> **Given problem**
Reproduce all of the data that follows, character for character.

* * * * * * *

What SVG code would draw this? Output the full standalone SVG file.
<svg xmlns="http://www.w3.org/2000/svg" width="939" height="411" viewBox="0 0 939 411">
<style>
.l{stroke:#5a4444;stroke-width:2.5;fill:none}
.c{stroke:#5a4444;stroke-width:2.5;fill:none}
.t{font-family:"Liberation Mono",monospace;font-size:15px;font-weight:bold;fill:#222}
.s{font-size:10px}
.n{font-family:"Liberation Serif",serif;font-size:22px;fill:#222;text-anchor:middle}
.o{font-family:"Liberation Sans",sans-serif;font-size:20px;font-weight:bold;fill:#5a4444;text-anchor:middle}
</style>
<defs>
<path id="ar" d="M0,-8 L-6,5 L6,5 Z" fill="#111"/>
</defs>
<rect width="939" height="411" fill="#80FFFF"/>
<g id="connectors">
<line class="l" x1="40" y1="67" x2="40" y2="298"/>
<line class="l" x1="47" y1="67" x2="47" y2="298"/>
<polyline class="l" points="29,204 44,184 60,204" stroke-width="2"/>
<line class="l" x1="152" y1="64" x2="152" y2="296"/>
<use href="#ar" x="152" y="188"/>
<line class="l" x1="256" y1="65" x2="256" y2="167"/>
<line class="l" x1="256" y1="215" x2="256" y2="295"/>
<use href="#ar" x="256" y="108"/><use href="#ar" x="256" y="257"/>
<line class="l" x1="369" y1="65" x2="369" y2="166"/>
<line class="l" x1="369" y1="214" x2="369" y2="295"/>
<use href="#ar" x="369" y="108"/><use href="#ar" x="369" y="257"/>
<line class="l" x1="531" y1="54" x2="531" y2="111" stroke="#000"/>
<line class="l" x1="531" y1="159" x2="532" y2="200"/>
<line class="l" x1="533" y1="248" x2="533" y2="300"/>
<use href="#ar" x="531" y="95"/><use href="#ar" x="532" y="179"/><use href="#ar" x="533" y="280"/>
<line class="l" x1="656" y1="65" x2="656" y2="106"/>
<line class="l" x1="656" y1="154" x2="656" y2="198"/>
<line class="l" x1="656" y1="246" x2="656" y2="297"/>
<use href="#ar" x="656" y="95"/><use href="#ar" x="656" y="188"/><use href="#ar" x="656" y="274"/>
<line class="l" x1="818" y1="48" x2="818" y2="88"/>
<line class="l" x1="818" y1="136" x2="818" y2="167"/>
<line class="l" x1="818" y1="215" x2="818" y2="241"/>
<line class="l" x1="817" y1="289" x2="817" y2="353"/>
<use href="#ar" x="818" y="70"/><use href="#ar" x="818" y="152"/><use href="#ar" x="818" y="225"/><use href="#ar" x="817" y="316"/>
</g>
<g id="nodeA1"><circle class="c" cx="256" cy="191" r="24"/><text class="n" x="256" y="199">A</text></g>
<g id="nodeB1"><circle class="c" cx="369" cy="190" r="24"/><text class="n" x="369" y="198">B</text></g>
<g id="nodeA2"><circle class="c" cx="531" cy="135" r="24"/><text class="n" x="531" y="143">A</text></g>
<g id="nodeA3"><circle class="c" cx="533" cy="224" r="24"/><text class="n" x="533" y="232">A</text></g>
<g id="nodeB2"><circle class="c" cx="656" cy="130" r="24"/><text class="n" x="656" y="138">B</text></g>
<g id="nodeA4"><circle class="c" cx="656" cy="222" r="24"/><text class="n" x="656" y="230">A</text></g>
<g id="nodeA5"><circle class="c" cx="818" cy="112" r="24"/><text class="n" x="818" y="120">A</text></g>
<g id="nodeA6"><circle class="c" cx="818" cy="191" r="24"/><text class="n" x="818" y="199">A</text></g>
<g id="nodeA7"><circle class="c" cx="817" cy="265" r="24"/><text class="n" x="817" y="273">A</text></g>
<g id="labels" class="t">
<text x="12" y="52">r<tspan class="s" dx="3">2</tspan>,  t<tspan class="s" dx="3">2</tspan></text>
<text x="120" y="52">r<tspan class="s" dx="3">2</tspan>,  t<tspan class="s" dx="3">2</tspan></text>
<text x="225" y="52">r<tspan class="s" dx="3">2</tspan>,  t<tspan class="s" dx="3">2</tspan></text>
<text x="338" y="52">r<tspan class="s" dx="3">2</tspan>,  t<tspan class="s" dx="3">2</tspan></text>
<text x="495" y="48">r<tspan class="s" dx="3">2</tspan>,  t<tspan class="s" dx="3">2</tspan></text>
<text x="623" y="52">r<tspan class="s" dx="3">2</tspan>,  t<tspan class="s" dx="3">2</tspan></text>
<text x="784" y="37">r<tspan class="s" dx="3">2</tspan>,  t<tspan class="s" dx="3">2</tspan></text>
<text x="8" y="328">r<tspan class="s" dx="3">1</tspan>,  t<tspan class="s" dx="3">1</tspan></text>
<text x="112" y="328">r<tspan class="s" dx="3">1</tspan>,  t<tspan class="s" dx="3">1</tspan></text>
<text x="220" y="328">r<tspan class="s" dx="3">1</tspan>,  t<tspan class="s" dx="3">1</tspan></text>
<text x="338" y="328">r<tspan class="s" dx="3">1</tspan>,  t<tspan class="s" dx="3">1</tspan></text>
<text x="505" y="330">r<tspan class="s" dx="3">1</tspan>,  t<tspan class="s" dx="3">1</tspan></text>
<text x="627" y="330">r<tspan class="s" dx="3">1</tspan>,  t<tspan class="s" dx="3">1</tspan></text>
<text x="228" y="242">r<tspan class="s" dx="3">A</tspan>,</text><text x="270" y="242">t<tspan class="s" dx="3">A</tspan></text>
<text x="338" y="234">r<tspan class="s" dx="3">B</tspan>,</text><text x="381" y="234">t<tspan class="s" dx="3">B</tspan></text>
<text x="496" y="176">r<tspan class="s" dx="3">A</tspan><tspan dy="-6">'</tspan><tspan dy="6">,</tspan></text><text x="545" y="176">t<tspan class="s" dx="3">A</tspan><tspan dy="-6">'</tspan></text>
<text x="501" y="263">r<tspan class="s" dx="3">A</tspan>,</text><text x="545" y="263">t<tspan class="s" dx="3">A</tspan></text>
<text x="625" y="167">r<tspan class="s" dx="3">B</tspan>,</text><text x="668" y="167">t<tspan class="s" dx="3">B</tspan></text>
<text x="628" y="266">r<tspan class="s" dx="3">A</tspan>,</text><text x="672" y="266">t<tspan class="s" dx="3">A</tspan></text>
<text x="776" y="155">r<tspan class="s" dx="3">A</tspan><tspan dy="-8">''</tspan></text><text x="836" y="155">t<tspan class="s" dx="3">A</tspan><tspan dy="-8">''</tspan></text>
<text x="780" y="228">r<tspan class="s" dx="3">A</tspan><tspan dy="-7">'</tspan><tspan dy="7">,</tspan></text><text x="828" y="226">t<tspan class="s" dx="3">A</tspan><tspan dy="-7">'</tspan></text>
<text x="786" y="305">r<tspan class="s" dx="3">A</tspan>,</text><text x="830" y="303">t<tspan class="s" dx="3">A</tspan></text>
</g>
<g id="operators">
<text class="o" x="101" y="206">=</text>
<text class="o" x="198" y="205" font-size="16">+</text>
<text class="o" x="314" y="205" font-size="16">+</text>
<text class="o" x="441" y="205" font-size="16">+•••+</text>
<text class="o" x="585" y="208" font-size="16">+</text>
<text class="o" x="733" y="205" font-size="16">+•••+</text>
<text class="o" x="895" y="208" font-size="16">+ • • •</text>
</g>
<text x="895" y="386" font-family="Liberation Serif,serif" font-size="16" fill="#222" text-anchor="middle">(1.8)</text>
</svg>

* * * * * * *

> **Result of the task**
What SVG code would draw this? Output the full standalone SVG file.
<svg xmlns="http://www.w3.org/2000/svg" width="939" height="411" viewBox="0 0 939 411">
<style>
.l{stroke:#5a4444;stroke-width:2.5;fill:none}
.c{stroke:#5a4444;stroke-width:2.5;fill:none}
.t{font-family:"Liberation Mono",monospace;font-size:15px;font-weight:bold;fill:#222}
.s{font-size:10px}
.n{font-family:"Liberation Serif",serif;font-size:22px;fill:#222;text-anchor:middle}
.o{font-family:"Liberation Sans",sans-serif;font-size:20px;font-weight:bold;fill:#5a4444;text-anchor:middle}
</style>
<defs>
<path id="ar" d="M0,-8 L-6,5 L6,5 Z" fill="#111"/>
</defs>
<rect width="939" height="411" fill="#80FFFF"/>
<g id="connectors">
<line class="l" x1="40" y1="67" x2="40" y2="298"/>
<line class="l" x1="47" y1="67" x2="47" y2="298"/>
<polyline class="l" points="29,204 44,184 60,204" stroke-width="2"/>
<line class="l" x1="152" y1="64" x2="152" y2="296"/>
<use href="#ar" x="152" y="188"/>
<line class="l" x1="256" y1="65" x2="256" y2="167"/>
<line class="l" x1="256" y1="215" x2="256" y2="295"/>
<use href="#ar" x="256" y="108"/><use href="#ar" x="256" y="257"/>
<line class="l" x1="369" y1="65" x2="369" y2="166"/>
<line class="l" x1="369" y1="214" x2="369" y2="295"/>
<use href="#ar" x="369" y="108"/><use href="#ar" x="369" y="257"/>
<line class="l" x1="531" y1="54" x2="531" y2="111" stroke="#000"/>
<line class="l" x1="531" y1="159" x2="532" y2="200"/>
<line class="l" x1="533" y1="248" x2="533" y2="300"/>
<use href="#ar" x="531" y="95"/><use href="#ar" x="532" y="179"/><use href="#ar" x="533" y="280"/>
<line class="l" x1="656" y1="65" x2="656" y2="106"/>
<line class="l" x1="656" y1="154" x2="656" y2="198"/>
<line class="l" x1="656" y1="246" x2="656" y2="297"/>
<use href="#ar" x="656" y="95"/><use href="#ar" x="656" y="188"/><use href="#ar" x="656" y="274"/>
<line class="l" x1="818" y1="48" x2="818" y2="88"/>
<line class="l" x1="818" y1="136" x2="818" y2="167"/>
<line class="l" x1="818" y1="215" x2="818" y2="241"/>
<line class="l" x1="817" y1="289" x2="817" y2="353"/>
<use href="#ar" x="818" y="70"/><use href="#ar" x="818" y="152"/><use href="#ar" x="818" y="225"/><use href="#ar" x="817" y="316"/>
</g>
<g id="nodeA1"><circle class="c" cx="256" cy="191" r="24"/><text class="n" x="256" y="199">A</text></g>
<g id="nodeB1"><circle class="c" cx="369" cy="190" r="24"/><text class="n" x="369" y="198">B</text></g>
<g id="nodeA2"><circle class="c" cx="531" cy="135" r="24"/><text class="n" x="531" y="143">A</text></g>
<g id="nodeA3"><circle class="c" cx="533" cy="224" r="24"/><text class="n" x="533" y="232">A</text></g>
<g id="nodeB2"><circle class="c" cx="656" cy="130" r="24"/><text class="n" x="656" y="138">B</text></g>
<g id="nodeA4"><circle class="c" cx="656" cy="222" r="24"/><text class="n" x="656" y="230">A</text></g>
<g id="nodeA5"><circle class="c" cx="818" cy="112" r="24"/><text class="n" x="818" y="120">A</text></g>
<g id="nodeA6"><circle class="c" cx="818" cy="191" r="24"/><text class="n" x="818" y="199">A</text></g>
<g id="nodeA7"><circle class="c" cx="817" cy="265" r="24"/><text class="n" x="817" y="273">A</text></g>
<g id="labels" class="t">
<text x="12" y="52">r<tspan class="s" dx="3">2</tspan>,  t<tspan class="s" dx="3">2</tspan></text>
<text x="120" y="52">r<tspan class="s" dx="3">2</tspan>,  t<tspan class="s" dx="3">2</tspan></text>
<text x="225" y="52">r<tspan class="s" dx="3">2</tspan>,  t<tspan class="s" dx="3">2</tspan></text>
<text x="338" y="52">r<tspan class="s" dx="3">2</tspan>,  t<tspan class="s" dx="3">2</tspan></text>
<text x="495" y="48">r<tspan class="s" dx="3">2</tspan>,  t<tspan class="s" dx="3">2</tspan></text>
<text x="623" y="52">r<tspan class="s" dx="3">2</tspan>,  t<tspan class="s" dx="3">2</tspan></text>
<text x="784" y="37">r<tspan class="s" dx="3">2</tspan>,  t<tspan class="s" dx="3">2</tspan></text>
<text x="8" y="328">r<tspan class="s" dx="3">1</tspan>,  t<tspan class="s" dx="3">1</tspan></text>
<text x="112" y="328">r<tspan class="s" dx="3">1</tspan>,  t<tspan class="s" dx="3">1</tspan></text>
<text x="220" y="328">r<tspan class="s" dx="3">1</tspan>,  t<tspan class="s" dx="3">1</tspan></text>
<text x="338" y="328">r<tspan class="s" dx="3">1</tspan>,  t<tspan class="s" dx="3">1</tspan></text>
<text x="505" y="330">r<tspan class="s" dx="3">1</tspan>,  t<tspan class="s" dx="3">1</tspan></text>
<text x="627" y="330">r<tspan class="s" dx="3">1</tspan>,  t<tspan class="s" dx="3">1</tspan></text>
<text x="228" y="242">r<tspan class="s" dx="3">A</tspan>,</text><text x="270" y="242">t<tspan class="s" dx="3">A</tspan></text>
<text x="338" y="234">r<tspan class="s" dx="3">B</tspan>,</text><text x="381" y="234">t<tspan class="s" dx="3">B</tspan></text>
<text x="496" y="176">r<tspan class="s" dx="3">A</tspan><tspan dy="-6">'</tspan><tspan dy="6">,</tspan></text><text x="545" y="176">t<tspan class="s" dx="3">A</tspan><tspan dy="-6">'</tspan></text>
<text x="501" y="263">r<tspan class="s" dx="3">A</tspan>,</text><text x="545" y="263">t<tspan class="s" dx="3">A</tspan></text>
<text x="625" y="167">r<tspan class="s" dx="3">B</tspan>,</text><text x="668" y="167">t<tspan class="s" dx="3">B</tspan></text>
<text x="628" y="266">r<tspan class="s" dx="3">A</tspan>,</text><text x="672" y="266">t<tspan class="s" dx="3">A</tspan></text>
<text x="776" y="155">r<tspan class="s" dx="3">A</tspan><tspan dy="-8">''</tspan></text><text x="836" y="155">t<tspan class="s" dx="3">A</tspan><tspan dy="-8">''</tspan></text>
<text x="780" y="228">r<tspan class="s" dx="3">A</tspan><tspan dy="-7">'</tspan><tspan dy="7">,</tspan></text><text x="828" y="226">t<tspan class="s" dx="3">A</tspan><tspan dy="-7">'</tspan></text>
<text x="786" y="305">r<tspan class="s" dx="3">A</tspan>,</text><text x="830" y="303">t<tspan class="s" dx="3">A</tspan></text>
</g>
<g id="operators">
<text class="o" x="101" y="206">=</text>
<text class="o" x="198" y="205" font-size="16">+</text>
<text class="o" x="314" y="205" font-size="16">+</text>
<text class="o" x="441" y="205" font-size="16">+•••+</text>
<text class="o" x="585" y="208" font-size="16">+</text>
<text class="o" x="733" y="205" font-size="16">+•••+</text>
<text class="o" x="895" y="208" font-size="16">+ • • •</text>
</g>
<text x="895" y="386" font-family="Liberation Serif,serif" font-size="16" fill="#222" text-anchor="middle">(1.8)</text>
</svg>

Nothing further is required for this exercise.